A lo largo de los años numerosos periodistas conocimos el chalé de Aute, en la Fuente del Berro, enfrente de TVE, del Pirulí. Una casa de gusto exquisito y vivido. Biblioteca elegida, sin nada dejado al azar. Dos ambientes de sofá en el salón, siempre alguien que entraba y salía. No solía faltar Maruchi, su mujer, y casi siempre había una pareja o dos de amigos. Aparecían y desaparecían los hijos. Los dos perros venían a saludar. Abajo, los distintos estudios de trabajo para pintar, escribir y componer. Luis Eduardo solía mostrar una calma sin impaciencias ni siquiera en el montaje de los equipos de televisión que en el muy cuidado Informe Semanal de TVE se llevaban un buen rato. Su casa era como él.
Le entrevisté muchas veces. Hasta para un libro de varios personajes en una charla mucho más relajada. De ahí he extraído varios de los datos y recuerdos. En la conversación le pregunté por una canción que a mí me parecía paradigmática en la que podía venir la conclusión de las canciones que empezaron a las cuatro y diez. En su texto dice: “Quiero que me digas, amor, que no todo fue naufragar por haber creído que amar era el verbo más bello. Dímelo, me va la vida en ello”.

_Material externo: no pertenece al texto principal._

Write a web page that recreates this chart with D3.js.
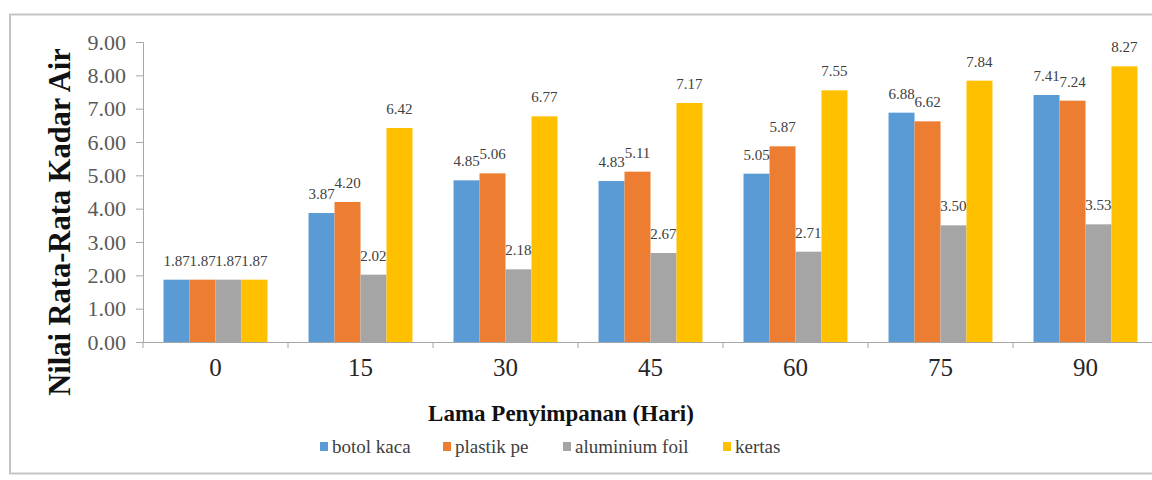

–Me eduqué con ese concepto de que amar era el verbo más bello, se trataba de eso, de amar, no de competir, no de odiar, no de matar, no de mentir. Por lo menos la gente de mi generación se educó con los deseos o los ideales de construir una sociedad en la que hubiera solidaridad y generosidad y hubiera amor, y ahora es todo lo contrario– respondió. Aquella canción, como tantas otras, la hicieron suya otros intérpretes. Silvio, con el que tantas veces cantó, por ejemplo.
Luis Eduardo Aute se va de este mundo en uno de sus momentos más complejos. Cuando apenas se puede despedir a los seres queridos con el funeral y sosiego que se precisa en esos momentos. Creo que supo vivir. Y como somos la historia de lo que absorbemos, él fue un prodigio que bebió de la literatura, de la historia del arte, de sus propios cuadros y de todos los demás, del cine que retrata la realidad y la recrea, de la música que hila con armonía, del amor y del sexo, de los seres humanos, de la vida. Y sin duda hizo mucho mejor la vida de quienes disfrutamos de cuanto creaba.